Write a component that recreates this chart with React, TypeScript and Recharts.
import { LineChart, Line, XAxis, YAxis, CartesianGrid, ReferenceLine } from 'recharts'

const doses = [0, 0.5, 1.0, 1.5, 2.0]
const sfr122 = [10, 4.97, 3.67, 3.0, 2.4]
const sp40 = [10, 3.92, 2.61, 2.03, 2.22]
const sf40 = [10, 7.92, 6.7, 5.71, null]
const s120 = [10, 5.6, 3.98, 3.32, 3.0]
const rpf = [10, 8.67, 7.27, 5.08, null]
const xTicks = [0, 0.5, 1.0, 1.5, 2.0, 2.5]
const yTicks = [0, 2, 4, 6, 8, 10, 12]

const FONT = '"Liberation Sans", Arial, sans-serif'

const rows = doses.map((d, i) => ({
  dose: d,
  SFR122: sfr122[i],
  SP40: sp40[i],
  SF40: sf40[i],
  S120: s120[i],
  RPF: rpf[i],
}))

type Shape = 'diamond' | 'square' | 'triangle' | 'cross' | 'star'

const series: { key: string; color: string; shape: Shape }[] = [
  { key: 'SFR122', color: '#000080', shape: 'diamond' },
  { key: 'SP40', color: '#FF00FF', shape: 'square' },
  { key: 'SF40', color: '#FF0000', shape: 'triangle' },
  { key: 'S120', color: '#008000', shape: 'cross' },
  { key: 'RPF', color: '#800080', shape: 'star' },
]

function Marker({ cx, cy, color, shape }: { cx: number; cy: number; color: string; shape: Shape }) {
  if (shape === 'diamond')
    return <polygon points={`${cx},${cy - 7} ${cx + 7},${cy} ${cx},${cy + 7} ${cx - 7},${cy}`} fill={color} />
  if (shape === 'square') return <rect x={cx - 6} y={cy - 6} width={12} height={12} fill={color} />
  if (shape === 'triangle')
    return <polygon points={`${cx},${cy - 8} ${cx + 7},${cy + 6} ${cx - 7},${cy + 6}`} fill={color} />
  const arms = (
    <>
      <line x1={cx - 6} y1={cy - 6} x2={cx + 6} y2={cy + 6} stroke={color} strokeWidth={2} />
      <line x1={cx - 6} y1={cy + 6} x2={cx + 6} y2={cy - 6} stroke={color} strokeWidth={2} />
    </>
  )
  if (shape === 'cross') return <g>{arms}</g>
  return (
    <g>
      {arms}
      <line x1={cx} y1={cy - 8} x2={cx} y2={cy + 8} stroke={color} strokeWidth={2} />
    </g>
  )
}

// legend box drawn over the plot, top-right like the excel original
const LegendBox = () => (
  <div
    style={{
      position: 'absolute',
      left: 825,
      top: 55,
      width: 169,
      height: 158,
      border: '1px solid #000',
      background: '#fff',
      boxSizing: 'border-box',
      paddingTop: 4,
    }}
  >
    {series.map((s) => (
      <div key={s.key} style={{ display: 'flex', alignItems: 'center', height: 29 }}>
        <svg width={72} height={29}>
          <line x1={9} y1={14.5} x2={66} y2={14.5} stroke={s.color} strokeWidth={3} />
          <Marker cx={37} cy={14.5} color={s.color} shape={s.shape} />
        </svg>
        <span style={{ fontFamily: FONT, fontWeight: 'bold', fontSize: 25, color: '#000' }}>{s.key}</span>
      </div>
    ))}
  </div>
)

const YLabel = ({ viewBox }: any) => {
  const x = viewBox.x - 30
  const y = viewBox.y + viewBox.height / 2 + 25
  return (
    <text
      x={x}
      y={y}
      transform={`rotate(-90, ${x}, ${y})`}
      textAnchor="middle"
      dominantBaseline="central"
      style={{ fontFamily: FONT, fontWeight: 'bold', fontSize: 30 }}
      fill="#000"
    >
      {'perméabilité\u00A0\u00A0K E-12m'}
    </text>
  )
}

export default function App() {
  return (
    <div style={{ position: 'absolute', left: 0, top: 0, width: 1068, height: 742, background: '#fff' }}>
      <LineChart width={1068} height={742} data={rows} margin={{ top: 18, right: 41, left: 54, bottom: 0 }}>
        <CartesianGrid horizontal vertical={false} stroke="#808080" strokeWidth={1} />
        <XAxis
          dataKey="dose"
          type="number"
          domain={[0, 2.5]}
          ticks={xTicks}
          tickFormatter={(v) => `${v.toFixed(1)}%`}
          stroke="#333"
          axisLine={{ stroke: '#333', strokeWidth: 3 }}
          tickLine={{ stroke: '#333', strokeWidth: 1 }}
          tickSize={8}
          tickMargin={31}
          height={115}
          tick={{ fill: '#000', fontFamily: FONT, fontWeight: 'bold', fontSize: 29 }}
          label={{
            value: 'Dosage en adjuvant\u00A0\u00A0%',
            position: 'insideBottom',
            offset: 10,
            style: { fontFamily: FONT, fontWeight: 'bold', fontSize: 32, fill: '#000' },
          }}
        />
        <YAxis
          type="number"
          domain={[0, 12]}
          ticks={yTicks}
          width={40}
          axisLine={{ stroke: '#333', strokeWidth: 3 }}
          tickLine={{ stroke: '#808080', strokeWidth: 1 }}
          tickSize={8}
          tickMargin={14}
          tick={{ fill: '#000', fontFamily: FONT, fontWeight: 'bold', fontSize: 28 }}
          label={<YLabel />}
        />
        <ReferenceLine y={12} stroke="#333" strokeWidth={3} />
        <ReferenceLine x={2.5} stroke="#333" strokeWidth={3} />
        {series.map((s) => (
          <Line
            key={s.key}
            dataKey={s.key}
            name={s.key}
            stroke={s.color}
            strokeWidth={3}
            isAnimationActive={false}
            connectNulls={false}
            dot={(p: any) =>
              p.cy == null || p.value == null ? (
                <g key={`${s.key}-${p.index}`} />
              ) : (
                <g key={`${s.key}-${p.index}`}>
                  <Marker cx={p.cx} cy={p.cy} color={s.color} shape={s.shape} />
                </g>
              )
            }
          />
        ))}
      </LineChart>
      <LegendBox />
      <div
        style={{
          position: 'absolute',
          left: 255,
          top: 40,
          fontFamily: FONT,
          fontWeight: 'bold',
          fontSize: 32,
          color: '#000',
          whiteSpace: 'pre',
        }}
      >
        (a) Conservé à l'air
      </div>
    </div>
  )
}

[EXERCISE TASK] Reproduce the data in full, exactly as presented.

[REPLY]
Write a component that recreates this chart with React, TypeScript and Recharts.
import { LineChart, Line, XAxis, YAxis, CartesianGrid, ReferenceLine } from 'recharts'

const doses = [0, 0.5, 1.0, 1.5, 2.0]
const sfr122 = [10, 4.97, 3.67, 3.0, 2.4]
const sp40 = [10, 3.92, 2.61, 2.03, 2.22]
const sf40 = [10, 7.92, 6.7, 5.71, null]
const s120 = [10, 5.6, 3.98, 3.32, 3.0]
const rpf = [10, 8.67, 7.27, 5.08, null]
const xTicks = [0, 0.5, 1.0, 1.5, 2.0, 2.5]
const yTicks = [0, 2, 4, 6, 8, 10, 12]

const FONT = '"Liberation Sans", Arial, sans-serif'

const rows = doses.map((d, i) => ({
  dose: d,
  SFR122: sfr122[i],
  SP40: sp40[i],
  SF40: sf40[i],
  S120: s120[i],
  RPF: rpf[i],
}))

type Shape = 'diamond' | 'square' | 'triangle' | 'cross' | 'star'

const series: { key: string; color: string; shape: Shape }[] = [
  { key: 'SFR122', color: '#000080', shape: 'diamond' },
  { key: 'SP40', color: '#FF00FF', shape: 'square' },
  { key: 'SF40', color: '#FF0000', shape: 'triangle' },
  { key: 'S120', color: '#008000', shape: 'cross' },
  { key: 'RPF', color: '#800080', shape: 'star' },
]

function Marker({ cx, cy, color, shape }: { cx: number; cy: number; color: string; shape: Shape }) {
  if (shape === 'diamond')
    return <polygon points={`${cx},${cy - 7} ${cx + 7},${cy} ${cx},${cy + 7} ${cx - 7},${cy}`} fill={color} />
  if (shape === 'square') return <rect x={cx - 6} y={cy - 6} width={12} height={12} fill={color} />
  if (shape === 'triangle')
    return <polygon points={`${cx},${cy - 8} ${cx + 7},${cy + 6} ${cx - 7},${cy + 6}`} fill={color} />
  const arms = (
    <>
      <line x1={cx - 6} y1={cy - 6} x2={cx + 6} y2={cy + 6} stroke={color} strokeWidth={2} />
      <line x1={cx - 6} y1={cy + 6} x2={cx + 6} y2={cy - 6} stroke={color} strokeWidth={2} />
    </>
  )
  if (shape === 'cross') return <g>{arms}</g>
  return (
    <g>
      {arms}
      <line x1={cx} y1={cy - 8} x2={cx} y2={cy + 8} stroke={color} strokeWidth={2} />
    </g>
  )
}

// legend box drawn over the plot, top-right like the excel original
const LegendBox = () => (
  <div
    style={{
      position: 'absolute',
      left: 825,
      top: 55,
      width: 169,
      height: 158,
      border: '1px solid #000',
      background: '#fff',
      boxSizing: 'border-box',
      paddingTop: 4,
    }}
  >
    {series.map((s) => (
      <div key={s.key} style={{ display: 'flex', alignItems: 'center', height: 29 }}>
        <svg width={72} height={29}>
          <line x1={9} y1={14.5} x2={66} y2={14.5} stroke={s.color} strokeWidth={3} />
          <Marker cx={37} cy={14.5} color={s.color} shape={s.shape} />
        </svg>
        <span style={{ fontFamily: FONT, fontWeight: 'bold', fontSize: 25, color: '#000' }}>{s.key}</span>
      </div>
    ))}
  </div>
)

const YLabel = ({ viewBox }: any) => {
  const x = viewBox.x - 30
  const y = viewBox.y + viewBox.height / 2 + 25
  return (
    <text
      x={x}
      y={y}
      transform={`rotate(-90, ${x}, ${y})`}
      textAnchor="middle"
      dominantBaseline="central"
      style={{ fontFamily: FONT, fontWeight: 'bold', fontSize: 30 }}
      fill="#000"
    >
      {'perméabilité\u00A0\u00A0K E-12m'}
    </text>
  )
}

export default function App() {
  return (
    <div style={{ position: 'absolute', left: 0, top: 0, width: 1068, height: 742, background: '#fff' }}>
      <LineChart width={1068} height={742} data={rows} margin={{ top: 18, right: 41, left: 54, bottom: 0 }}>
        <CartesianGrid horizontal vertical={false} stroke="#808080" strokeWidth={1} />
        <XAxis
          dataKey="dose"
          type="number"
          domain={[0, 2.5]}
          ticks={xTicks}
          tickFormatter={(v) => `${v.toFixed(1)}%`}
          stroke="#333"
          axisLine={{ stroke: '#333', strokeWidth: 3 }}
          tickLine={{ stroke: '#333', strokeWidth: 1 }}
          tickSize={8}
          tickMargin={31}
          height={115}
          tick={{ fill: '#000', fontFamily: FONT, fontWeight: 'bold', fontSize: 29 }}
          label={{
            value: 'Dosage en adjuvant\u00A0\u00A0%',
            position: 'insideBottom',
            offset: 10,
            style: { fontFamily: FONT, fontWeight: 'bold', fontSize: 32, fill: '#000' },
          }}
        />
        <YAxis
          type="number"
          domain={[0, 12]}
          ticks={yTicks}
          width={40}
          axisLine={{ stroke: '#333', strokeWidth: 3 }}
          tickLine={{ stroke: '#808080', strokeWidth: 1 }}
          tickSize={8}
          tickMargin={14}
          tick={{ fill: '#000', fontFamily: FONT, fontWeight: 'bold', fontSize: 28 }}
          label={<YLabel />}
        />
        <ReferenceLine y={12} stroke="#333" strokeWidth={3} />
        <ReferenceLine x={2.5} stroke="#333" strokeWidth={3} />
        {series.map((s) => (
          <Line
            key={s.key}
            dataKey={s.key}
            name={s.key}
            stroke={s.color}
            strokeWidth={3}
            isAnimationActive={false}
            connectNulls={false}
            dot={(p: any) =>
              p.cy == null || p.value == null ? (
                <g key={`${s.key}-${p.index}`} />
              ) : (
                <g key={`${s.key}-${p.index}`}>
                  <Marker cx={p.cx} cy={p.cy} color={s.color} shape={s.shape} />
                </g>
              )
            }
          />
        ))}
      </LineChart>
      <LegendBox />
      <div
        style={{
          position: 'absolute',
          left: 255,
          top: 40,
          fontFamily: FONT,
          fontWeight: 'bold',
          fontSize: 32,
          color: '#000',
          whiteSpace: 'pre',
        }}
      >
        (a) Conservé à l'air
      </div>
    </div>
  )
}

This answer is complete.